As an AME, I'd like to believe that a more probing examination and stiffer medical standards would improve the safety of flight. Unfortunately, that is not the case. I'd like to believe that more resources devoted to aviation medical certification will save lives. A few lives may be spared, but chasing medical factors is a most uneconomical method to procure safety aloft.

*Those wishing to comment on the proposed changes may write to the FAA, Docket No. 27940, Notice #94-31, 800 Independence Avenue SW, Washington, D.C. 20591. The comment period closes February 21. Comments should be submitted in triplicate.*

Ian Blair Fries, AOPA 551497, is an orthopedic surgeon with extensive medical and aviation-related credentials. He is an instrument-rated commercial pilot, senior aviation medical examiner, accident prevention counselor, and chairman of AOPA's Medical Advisory Committee. Fries is also a member of the Flying Physicians Association, Civil Aviation Medical Association, and Aerospace Medical Association.

Highlights of AOPA's opposition to the more onerous of the FAA's proposed changes to medical standards:


Specifications for "personality disorders, neurosis, and other mental conditions" remain far too general under the proposed revision.

Reducing blood pressure maximums from the current 170/100 (recumbent) to 155/95 (seated) would force many with borderline hypertension to undertake expensive drug therapies and cardiovascular workups to qualify for a medical certificate.

Applicants for second-class medicals, including most of the nation's flight instructors, would be required to undergo electrocardiograms every two years. Currently, that standard exists only for airmen holding first-class medical certificates.

The FAA's former standard relating to "convulsive disorder" would change to make a single seizure event disqualifying or subject to a special-issuance medical.

The NPRM does not recognize modern medical technology in cardiological areas such as heart valve replacement and pacemakers.
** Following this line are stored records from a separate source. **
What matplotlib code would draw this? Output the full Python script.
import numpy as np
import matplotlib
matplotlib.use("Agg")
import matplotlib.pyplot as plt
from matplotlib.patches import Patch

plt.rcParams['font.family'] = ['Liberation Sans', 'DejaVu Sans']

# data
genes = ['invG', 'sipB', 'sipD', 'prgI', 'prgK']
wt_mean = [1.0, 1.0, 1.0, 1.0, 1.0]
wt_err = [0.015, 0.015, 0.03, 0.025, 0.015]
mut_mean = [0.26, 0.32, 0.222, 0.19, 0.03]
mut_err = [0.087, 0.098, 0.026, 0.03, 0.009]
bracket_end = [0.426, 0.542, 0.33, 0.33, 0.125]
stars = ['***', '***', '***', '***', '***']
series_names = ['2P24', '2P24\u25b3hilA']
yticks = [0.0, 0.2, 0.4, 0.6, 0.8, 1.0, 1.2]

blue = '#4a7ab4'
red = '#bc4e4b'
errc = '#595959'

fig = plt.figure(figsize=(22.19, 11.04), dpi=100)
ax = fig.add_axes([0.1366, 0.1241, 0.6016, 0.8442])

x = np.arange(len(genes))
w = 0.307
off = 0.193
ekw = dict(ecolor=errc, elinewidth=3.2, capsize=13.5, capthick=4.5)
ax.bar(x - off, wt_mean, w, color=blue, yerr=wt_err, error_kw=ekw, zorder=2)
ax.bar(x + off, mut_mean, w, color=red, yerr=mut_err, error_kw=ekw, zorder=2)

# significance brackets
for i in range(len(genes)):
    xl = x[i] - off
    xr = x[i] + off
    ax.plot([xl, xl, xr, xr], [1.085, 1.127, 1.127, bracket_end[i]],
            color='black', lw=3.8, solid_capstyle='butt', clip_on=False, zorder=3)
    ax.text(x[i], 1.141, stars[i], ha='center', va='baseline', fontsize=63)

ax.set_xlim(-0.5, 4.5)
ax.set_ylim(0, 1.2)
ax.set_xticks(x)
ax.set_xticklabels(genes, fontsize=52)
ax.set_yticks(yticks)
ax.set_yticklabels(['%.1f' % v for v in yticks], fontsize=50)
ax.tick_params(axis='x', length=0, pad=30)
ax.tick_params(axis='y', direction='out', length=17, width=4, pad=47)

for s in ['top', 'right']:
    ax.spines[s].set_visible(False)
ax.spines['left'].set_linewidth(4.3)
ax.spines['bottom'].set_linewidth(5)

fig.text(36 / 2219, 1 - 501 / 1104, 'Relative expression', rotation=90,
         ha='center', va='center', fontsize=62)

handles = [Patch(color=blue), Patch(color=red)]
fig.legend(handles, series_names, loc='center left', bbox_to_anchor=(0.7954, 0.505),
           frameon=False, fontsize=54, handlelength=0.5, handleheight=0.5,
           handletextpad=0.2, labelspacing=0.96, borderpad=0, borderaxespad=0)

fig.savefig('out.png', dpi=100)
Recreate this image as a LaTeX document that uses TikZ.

Requirements would force third-class medical certificate holders over 70years of age to submit to an exam every year.
AOPA supports some parts of the NPRM, such as changes to visual acuity and color vision standards, the administration of hearing tests, and the possible certification of diabetics whose conditions are under good control with insulin or oral medication.
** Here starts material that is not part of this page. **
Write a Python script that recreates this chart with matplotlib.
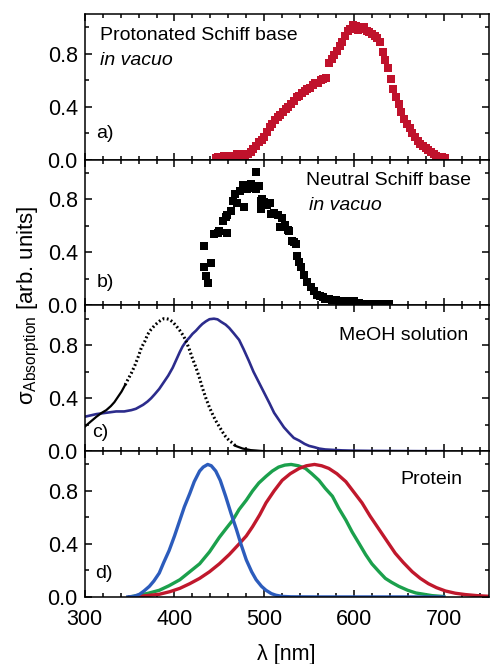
import matplotlib
matplotlib.use("Agg")
import matplotlib.pyplot as plt
from matplotlib.ticker import MultipleLocator

plt.rcParams['font.family'] = ['Liberation Sans', 'DejaVu Sans']
plt.rcParams['mathtext.fontset'] = 'custom'
plt.rcParams['mathtext.rm'] = 'Liberation Sans'
plt.rcParams['mathtext.it'] = 'Liberation Sans:italic'

# a) protonated Schiff base in vacuo (red squares)
wl_a = [446, 449, 452, 455, 458, 461, 464, 467, 470, 473, 476, 479, 482, 485, 488,
        491, 494, 497, 500, 503, 506, 509, 512, 515, 518, 521, 524, 527, 530, 533,
        536, 539, 542, 545, 548, 551, 554, 557, 560, 563, 566, 569, 572, 575, 578,
        581, 584, 587, 590, 593, 596, 599, 602, 605, 608, 611, 614, 617, 620, 623,
        626, 629, 632, 635, 638, 641, 644, 647, 650, 653, 656, 659, 662, 665, 668,
        671, 674, 677, 680, 683, 686, 689, 692, 695, 698, 701]
abs_a = [0.01, 0.02, 0.02, 0.03, 0.02, 0.03, 0.03, 0.02, 0.04, 0.04, 0.03, 0.03, 0.04, 0.06, 0.08,
         0.10, 0.13, 0.15, 0.17, 0.21, 0.25, 0.27, 0.30, 0.32, 0.34, 0.36, 0.38, 0.40, 0.42, 0.44,
         0.47, 0.48, 0.50, 0.52, 0.53, 0.54, 0.56, 0.58, 0.58, 0.60, 0.61, 0.62, 0.73, 0.76, 0.79,
         0.82, 0.86, 0.89, 0.93, 0.97, 0.99, 1.02, 1.01, 0.98, 0.99, 1.00, 0.97, 0.96, 0.95, 0.93,
         0.92, 0.89, 0.81, 0.75, 0.69, 0.61, 0.53, 0.47, 0.42, 0.36, 0.31, 0.27, 0.24, 0.20, 0.17,
         0.14, 0.12, 0.10, 0.09, 0.07, 0.06, 0.04, 0.03, 0.02, 0.02, 0.01]

# b) neutral Schiff base in vacuo (black squares)
wl_b = [433, 433, 435, 437, 441, 444, 448, 450, 454, 457, 459, 459, 463, 465, 467,
        470, 473, 476, 478, 481, 483, 485, 488, 491, 491, 494, 496, 496, 498, 500,
        503, 506, 508, 511, 515, 518, 520, 523, 526, 528, 531, 533, 535, 537, 539,
        541, 544, 548, 552, 556, 559, 562, 565, 568, 572, 576, 580, 584, 587, 591,
        596, 600, 606, 611, 617, 622, 628, 633, 639]
abs_b = [0.29, 0.45, 0.22, 0.17, 0.32, 0.54, 0.55, 0.56, 0.64, 0.67, 0.68, 0.55, 0.71, 0.79, 0.84,
         0.77, 0.86, 0.91, 0.74, 0.88, 0.90, 0.92, 0.89, 1.01, 0.88, 0.90, 0.79, 0.73, 0.80, 0.78,
         0.76, 0.77, 0.69, 0.70, 0.68, 0.59, 0.66, 0.61, 0.57, 0.56, 0.49, 0.48, 0.46, 0.37, 0.33,
         0.29, 0.23, 0.18, 0.14, 0.11, 0.08, 0.07, 0.06, 0.05, 0.05, 0.04, 0.04, 0.03, 0.03, 0.03,
         0.02, 0.03, 0.02, 0.01, 0.01, 0.01, 0.01, 0.01, 0.01]

# c) MeOH solution: black (dotted) and navy curves
wl_c_k = [300, 306, 313, 319, 324, 329, 333, 337, 341, 345, 348, 352, 356, 360, 363,
          367, 370, 374, 378, 382, 385, 388, 391, 394, 398, 402, 406, 410, 413, 417,
          420, 424, 428, 431, 435, 439, 443, 446, 450, 454, 457, 461, 465, 468, 472,
          476, 480, 485, 491, 500]
abs_c_k = [0.185, 0.22, 0.26, 0.29, 0.31, 0.34, 0.37, 0.41, 0.45, 0.50, 0.54, 0.59, 0.65, 0.72, 0.78,
           0.83, 0.88, 0.92, 0.95, 0.975, 0.99, 1.0, 1.0, 0.995, 0.976, 0.945, 0.91, 0.87, 0.83, 0.76,
           0.70, 0.63, 0.55, 0.48, 0.40, 0.33, 0.27, 0.23, 0.185, 0.14, 0.11, 0.08, 0.06, 0.04, 0.03,
           0.02, 0.015, 0.008, 0.005, 0.0]
wl_c_b = [300, 313, 324, 335, 344, 352, 357, 361, 365, 370, 374, 378, 383, 388, 393,
          398, 402, 406, 409, 413, 417, 420, 424, 428, 431, 435, 439, 444, 448, 452,
          457, 461, 466, 472, 477, 483, 488, 494, 500, 506, 511, 517, 522, 528, 533,
          539, 545, 550, 556, 561, 568, 576, 587, 598, 620, 650, 680, 700]
abs_c_b = [0.26, 0.28, 0.29, 0.30, 0.30, 0.31, 0.32, 0.335, 0.35, 0.375, 0.40, 0.43, 0.47, 0.52, 0.57,
           0.63, 0.69, 0.75, 0.79, 0.83, 0.86, 0.885, 0.91, 0.94, 0.96, 0.98, 0.996, 1.0, 0.995, 0.976,
           0.955, 0.93, 0.89, 0.84, 0.77, 0.68, 0.60, 0.52, 0.44, 0.36, 0.29, 0.23, 0.18, 0.135, 0.10,
           0.08, 0.055, 0.04, 0.03, 0.02, 0.013, 0.01, 0.006, 0.004, 0.002, 0.001, 0.0, 0.0]

# d) protein: blue, green, red
wl_d_b = [348, 355, 361, 366, 372, 377, 383, 388, 394, 400, 406, 411, 417, 422, 428,
          432, 437, 441, 446, 451, 457, 463, 469, 474, 480, 486, 491, 497, 502, 508,
          513, 520, 530, 560, 600, 650, 700]
abs_d_b = [0.0, 0.005, 0.02, 0.045, 0.08, 0.12, 0.18, 0.26, 0.35, 0.46, 0.58, 0.68, 0.78, 0.87, 0.95,
           0.98, 1.0, 0.99, 0.95, 0.88, 0.76, 0.63, 0.51, 0.40, 0.28, 0.19, 0.13, 0.08, 0.05, 0.025,
           0.013, 0.004, 0.001, 0.0, 0.0, 0.0, 0.0]
wl_d_g = [350, 361, 372, 383, 394, 406, 417, 428, 439, 450, 458, 465, 472, 480, 487,
          494, 502, 509, 516, 523, 530, 538, 546, 553, 561, 568, 576, 583, 591, 598,
          606, 613, 620, 628, 635, 642, 650, 660, 669, 678, 687, 700]
abs_d_g = [0.0, 0.013, 0.03, 0.05, 0.085, 0.13, 0.19, 0.25, 0.34, 0.45, 0.52, 0.58, 0.66, 0.73, 0.80,
           0.86, 0.91, 0.95, 0.98, 0.995, 1.0, 0.99, 0.97, 0.93, 0.88, 0.82, 0.76, 0.67, 0.58, 0.49,
           0.40, 0.32, 0.25, 0.19, 0.14, 0.11, 0.08, 0.05, 0.03, 0.02, 0.01, 0.003]
wl_d_r = [350, 366, 383, 395, 406, 417, 428, 439, 450, 461, 472, 480, 487, 495, 502,
          511, 520, 529, 539, 547, 556, 564, 572, 581, 591, 600, 609, 618, 628, 637,
          646, 655, 665, 674, 683, 692, 702, 713, 724, 737, 750]
abs_d_r = [0.0, 0.008, 0.02, 0.04, 0.065, 0.10, 0.14, 0.19, 0.25, 0.32, 0.40, 0.46, 0.53, 0.62, 0.71,
           0.80, 0.88, 0.93, 0.97, 0.99, 1.0, 0.99, 0.97, 0.93, 0.87, 0.79, 0.71, 0.61, 0.51, 0.42,
           0.33, 0.26, 0.19, 0.14, 0.10, 0.07, 0.045, 0.028, 0.018, 0.01, 0.005]

fig, axes = plt.subplots(4, 1, sharex=True, figsize=(4.9, 6.64), dpi=100)
fig.subplots_adjust(left=0.173, right=0.997, top=0.979, bottom=0.101, hspace=0)
ax_a, ax_b, ax_c, ax_d = axes

ax_a.plot(wl_a, abs_a, 's', color='#c0122c', ms=6, mew=0)
ax_b.plot(wl_b, abs_b, 's', color='black', ms=6, mew=0)

ax_c.plot(wl_c_b, abs_c_b, '-', color='#2c2c8c', lw=1.9)
ax_c.plot(wl_c_k[:10], abs_c_k[:10], '-', color='black', lw=1.6)
ax_c.plot(wl_c_k[9:44], abs_c_k[9:44], color='black', lw=2.2, ls=(0, (0.6, 0.8)))
ax_c.plot(wl_c_k[43:], abs_c_k[43:], '-', color='black', lw=1.6)

ax_d.plot(wl_d_g, abs_d_g, '-', color='#1ba04c', lw=2.4)
ax_d.plot(wl_d_r, abs_d_r, '-', color='#c0182c', lw=2.4)
ax_d.plot(wl_d_b, abs_d_b, '-', color='#2c5cbc', lw=2.4)

for ax in axes:
    ax.set_xlim(300, 750)
    ax.set_ylim(0, 1.1)
    ax.set_yticks([0.0, 0.4, 0.8])
    ax.yaxis.set_minor_locator(MultipleLocator(0.2))
    ax.xaxis.set_major_locator(MultipleLocator(100))
    ax.xaxis.set_minor_locator(MultipleLocator(20))
    ax.tick_params(which='both', direction='in', top=True, right=True, width=1.1,
                   labelsize=15.5)
    ax.tick_params(which='major', length=5)
    ax.tick_params(which='minor', length=3)
    ax.tick_params(axis='x', pad=9)
    ax.tick_params(axis='y', pad=5)
    for s in ax.spines.values():
        s.set_linewidth(1.1)

txt = dict(fontsize=14, va='center')
ax_a.text(317, 0.94, 'Protonated Schiff base', **txt)
ax_a.text(317, 0.75, 'in vacuo', style='italic', **txt)
ax_a.text(313, 0.20, 'a)', **txt)

ax_b.text(731, 0.945, 'Neutral Schiff base', ha='right', **txt)
ax_b.text(550, 0.757, 'in vacuo', style='italic', **txt)
ax_b.text(313, 0.17, 'b)', **txt)

ax_c.text(583, 0.876, 'MeOH solution', **txt)
ax_c.text(308, 0.14, 'c)', **txt)

ax_d.text(652, 0.89, 'Protein', **txt)
ax_d.text(311, 0.18, 'd)', **txt)

ax_d.set_xlabel('λ [nm]', fontsize=15.5, labelpad=10)
fig.text(0.06, 0.54, r'σ$_{\mathrm{Absorption}}$ [arb. units]', rotation=90,
         ha='center', va='center', fontsize=16)

fig.savefig('out.png', dpi=100)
[This message has been edited by inverted flatspin (edited 06 December 2000).]

inverted flatspin
6th Dec 2000, 06:39
Oh yeah I forgot to mention that this was written a few years ago and the FAA have implemented most of its recommendations.
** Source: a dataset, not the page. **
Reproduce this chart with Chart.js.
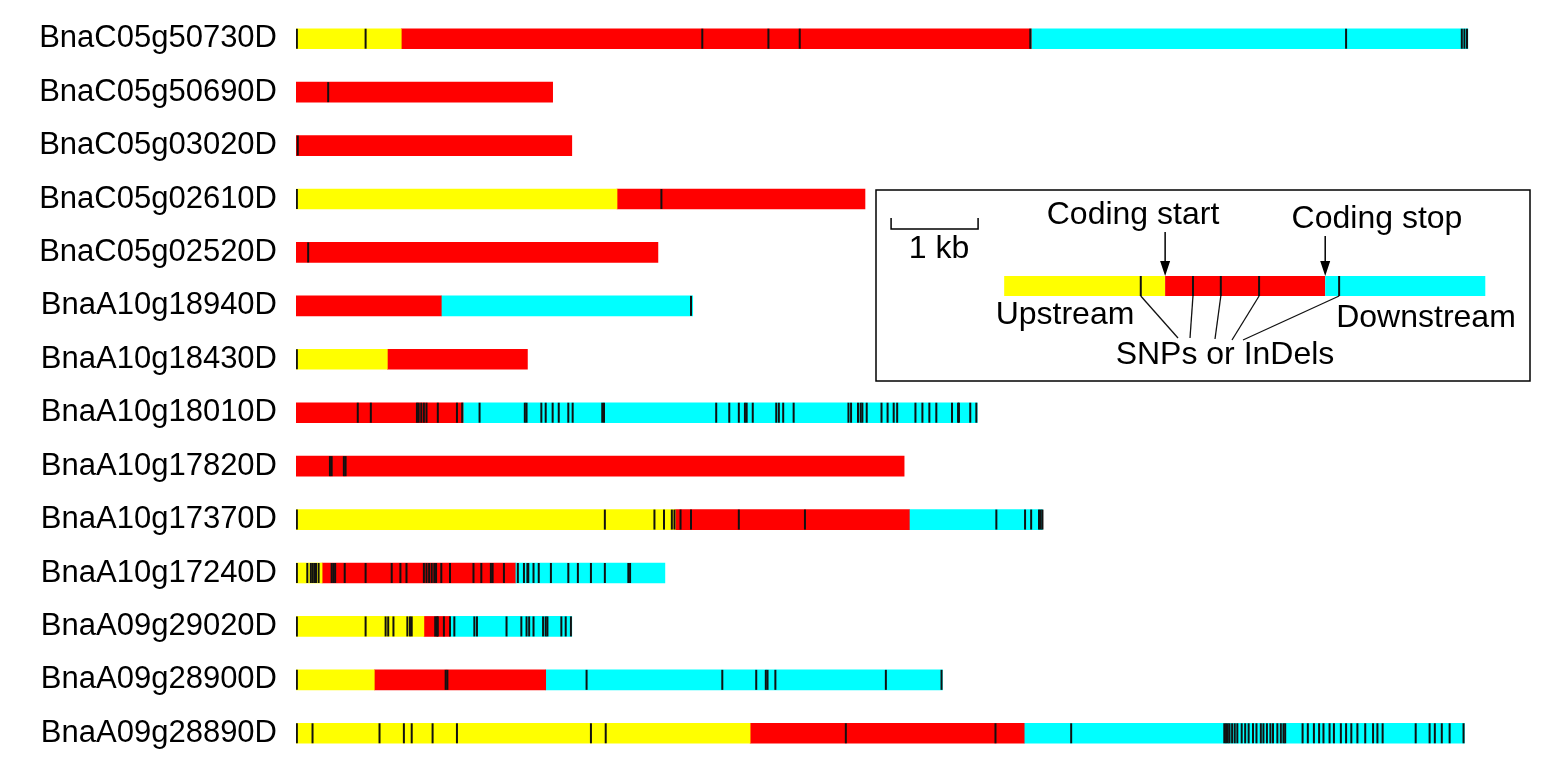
<!DOCTYPE html>
<html>
<head>
<meta charset="utf-8">
<title>SNPs and InDels in candidate genes</title>
<script src="https://cdn.jsdelivr.net/npm/chart.js@4.4.1/dist/chart.umd.min.js"></script>
<style>
  html, body { margin: 0; padding: 0; background: #fff; }
  #wrap { width: 1559px; height: 777px; position: relative; }
</style>
</head>
<body>
<div id="wrap"><canvas id="geneChart"></canvas></div>
<script>
// gene names, top to bottom
let genes = ["BnaC05g50730D", "BnaC05g50690D", "BnaC05g03020D", "BnaC05g02610D",
    "BnaC05g02520D", "BnaA10g18940D", "BnaA10g18430D", "BnaA10g18010D",
    "BnaA10g17820D", "BnaA10g17370D", "BnaA10g17240D", "BnaA09g29020D",
    "BnaA09g28900D", "BnaA09g28890D"];

// region lengths in kb
let upstreamKb   = [1.21, 0, 0, 3.69, 0, 0, 1.05, 0, 0, 4.36, 0.30, 1.47, 0.90, 5.22];
let codingKb     = [7.24, 2.95, 3.17, 2.85, 4.16, 1.67, 1.61, 1.92, 6.99, 2.69, 2.22, 0.30, 1.97, 3.15];
let downstreamKb = [5.02, 0, 0, 0, 0, 2.89, 0, 5.91, 0, 1.53, 1.72, 1.40, 4.56, 5.06];

// SNP / InDel positions (kb from gene start)
let snpKb = [
    [0.01, 0.80, 4.67, 5.43, 5.79, 8.44, 12.07, 13.40, 13.43, 13.46],
    [0.37],
    [0.02],
    [0.01, 4.20],
    [0.14],
    [4.54],
    [0.01],
    [0.71, 0.86, 1.39, 1.41, 1.44, 1.47, 1.50, 1.63, 1.85, 1.91, 2.11, 2.63, 2.65, 2.82, 2.87,
     2.95, 3.02, 3.13, 3.18, 3.52, 3.54, 4.83, 4.98, 5.09, 5.16, 5.18, 5.25, 5.52, 5.55, 5.60,
     5.72, 6.35, 6.38, 6.46, 6.49, 6.51, 6.56, 6.73, 6.80, 6.87, 6.91, 7.12, 7.20, 7.28, 7.36,
     7.54, 7.61, 7.62, 7.75, 7.82],
    [0.39, 0.41, 0.55, 0.57],
    [0.01, 3.55, 4.12, 4.23, 4.32, 4.35, 4.42, 4.54, 5.09, 5.85, 8.05, 8.38, 8.45, 8.54, 8.56, 8.58],
    [0.01, 0.13, 0.17, 0.19, 0.21, 0.23, 0.26, 0.41, 0.43, 0.45, 0.56, 0.80, 1.10, 1.20, 1.27,
     1.47, 1.50, 1.53, 1.56, 1.59, 1.61, 1.67, 1.77, 2.04, 2.13, 2.24, 2.26, 2.39, 2.55, 2.62,
     2.66, 2.67, 2.73, 2.79, 2.93, 3.13, 3.24, 3.39, 3.55, 3.82, 3.84],
    [0.01, 0.80, 1.03, 1.06, 1.12, 1.28, 1.31, 1.33, 1.60, 1.62, 1.63, 1.70, 1.77, 1.82, 2.05,
     2.08, 2.42, 2.59, 2.65, 2.68, 2.73, 2.84, 2.87, 2.89, 3.05, 3.10, 3.16],
    [0.01, 1.72, 1.74, 3.34, 4.90, 5.29, 5.40, 5.42, 5.51, 6.78, 7.42],
    [0.01, 0.19, 0.96, 1.24, 1.33, 1.57, 1.85, 3.39, 3.56, 6.32, 8.04, 8.91, 10.67, 10.69, 10.71,
     10.73, 10.76, 10.79, 10.82, 10.87, 10.91, 10.95, 11.00, 11.04, 11.09, 11.12, 11.16, 11.20,
     11.23, 11.28, 11.32, 11.35, 11.37, 11.57, 11.63, 11.70, 11.76, 11.81, 11.88, 11.93, 12.01,
     12.07, 12.13, 12.20, 12.29, 12.38, 12.43, 12.49, 12.87, 13.03, 13.09, 13.17, 13.26, 13.42]
];

// key (inset) model gene, in kb on the same x scale
let keyUpstream = [8.14, 9.99];
let keyCoding = [9.99, 11.83];
let keyDownstream = [11.83, 13.67];
let keySnps = [9.71, 10.31, 10.63, 11.07, 11.99];
let keyScaleBar = [6.84, 7.84];

let colors = { up: "#ffff00", cds: "#ff0000", down: "#00ffff", snp: "#111111" };
let font = '"Liberation Sans", Arial, sans-serif';

// floating bar segments [start, end]
let upSeg = upstreamKb.map(u => u > 0 ? [0, u] : null);
let cdsSeg = codingKb.map((c, i) => c > 0 ? [upstreamKb[i], upstreamKb[i] + c] : null);
let downSeg = downstreamKb.map((d, i) => {
    let s = upstreamKb[i] + codingKb[i];
    return d > 0 ? [s, s + d] : null;
});
let snpPoints = [];
snpKb.forEach((list, i) => list.forEach(v => snpPoints.push({ x: v, y: genes[i] })));

let keyPlugin = {
    id: "keyPlugin",
    afterDraw(chart) {
        let ctx = chart.ctx;
        let xs = chart.scales.x;
        let px = v => xs.getPixelForValue(v);
        ctx.save();
        ctx.strokeStyle = "#000";
        ctx.lineWidth = 1.5;
        ctx.strokeRect(876, 190, 654, 191);

        // 1 kb scale bar
        ctx.beginPath();
        ctx.moveTo(px(keyScaleBar[0]), 218);
        ctx.lineTo(px(keyScaleBar[0]), 229);
        ctx.lineTo(px(keyScaleBar[1]), 229);
        ctx.lineTo(px(keyScaleBar[1]), 218);
        ctx.stroke();

        // model gene
        let top = 276, h = 20;
        [[keyUpstream, colors.up], [keyCoding, colors.cds], [keyDownstream, colors.down]].forEach(([seg, c]) => {
            ctx.fillStyle = c;
            ctx.fillRect(px(seg[0]), top, px(seg[1]) - px(seg[0]), h);
        });

        // snp ticks and leader lines
        let leaderEnds = [[1178, 338], [1190, 338], [1215, 339], [1232, 340], [1243, 340]];
        ctx.strokeStyle = colors.snp;
        keySnps.forEach((v, i) => {
            let x = px(v);
            ctx.lineWidth = 2;
            ctx.beginPath();
            ctx.moveTo(x, top);
            ctx.lineTo(x, top + h);
            ctx.stroke();
            ctx.lineWidth = 1.3;
            ctx.beginPath();
            ctx.moveTo(x, top + h);
            ctx.lineTo(leaderEnds[i][0], leaderEnds[i][1]);
            ctx.stroke();
        });

        // arrows
        let arrow = (x, y0) => {
            ctx.strokeStyle = "#000";
            ctx.fillStyle = "#000";
            ctx.lineWidth = 1.5;
            ctx.beginPath();
            ctx.moveTo(x, y0);
            ctx.lineTo(x, top - 6);
            ctx.stroke();
            ctx.beginPath();
            ctx.moveTo(x, top);
            ctx.lineTo(x - 5, top - 15);
            ctx.lineTo(x + 5, top - 15);
            ctx.closePath();
            ctx.fill();
        };
        arrow(px(keyCoding[0]), 232);
        arrow(px(keyCoding[1]), 236);

        // texts
        ctx.fillStyle = "#000";
        ctx.font = "32px " + font;
        ctx.textAlign = "center";
        ctx.textBaseline = "alphabetic";
        ctx.fillText("1 kb", 939, 258);
        ctx.fillText("Coding start", 1133, 224);
        ctx.fillText("Coding stop", 1377, 228);
        ctx.fillText("Upstream", 1065, 324);
        ctx.fillText("Downstream", 1426, 327);
        ctx.fillText("SNPs or InDels", 1225, 364);
        ctx.restore();
    }
};

new Chart("geneChart", {
    type: "bar",
    data: {
        labels: genes,
        datasets: [
            {
                type: "scatter",
                data: snpPoints,
                pointStyle: "line",
                rotation: 90,
                radius: 10,
                hoverRadius: 10,
                borderWidth: 2,
                borderColor: colors.snp,
                backgroundColor: colors.snp
            },
            { data: upSeg, backgroundColor: colors.up },
            { data: cdsSeg, backgroundColor: colors.cds },
            { data: downSeg, backgroundColor: colors.down }
        ]
    },
    options: {
        indexAxis: "y",
        responsive: true,
        maintainAspectRatio: false,
        animation: false,
        events: [],
        datasets: {
            bar: { grouped: false, barThickness: 20, borderWidth: 0 }
        },
        layout: { padding: { top: 9, bottom: 17, left: 0, right: 45 } },
        scales: {
            x: { type: "linear", display: false, min: 0, max: 14 },
            y: {
                type: "category",
                labels: genes,
                offset: true,
                grid: { display: false, drawTicks: false },
                border: { display: false },
                ticks: { color: "#000", padding: 19, font: { family: font, size: 31 } },
                afterFit(scale) {
                    scale.width = 296;
                    scale.paddingTop = 0;
                    scale.paddingBottom = 0;
                }
            }
        },
        plugins: {
            legend: { display: false },
            tooltip: { enabled: false }
        }
    },
    plugins: [keyPlugin]
});
</script>
</body>
</html>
The conclusions it draws are still valid, not just in an American context but also for Europe.

Bird Strike
6th Dec 2000, 19:06
If I were a legislator, I would focus more on fatigue/tiredness level as a safety factor than tightening up the medical standards...

mlbmd
11th Dec 2000, 07:24
It seems to me that the responsible pilot would recognize that single pilot in command operation; that is, flying with no other qualified pilot on board should be voluntarily abandoned when, statistically, the risk of incapacitation from a catastrophic medical event, such as coronary thrombosis or stroke reaches unacceptable levels. This should be an unselfish decision not necessarily in accordance with the limits allowed by FAA medical standards.
I cannot recommend a specific time or age for everyone; I think we all know our own lifestyles and health well enough to make this judgment. Honoring this judgment is probably more effective than a cursory physical examination every 3 years for the Class III.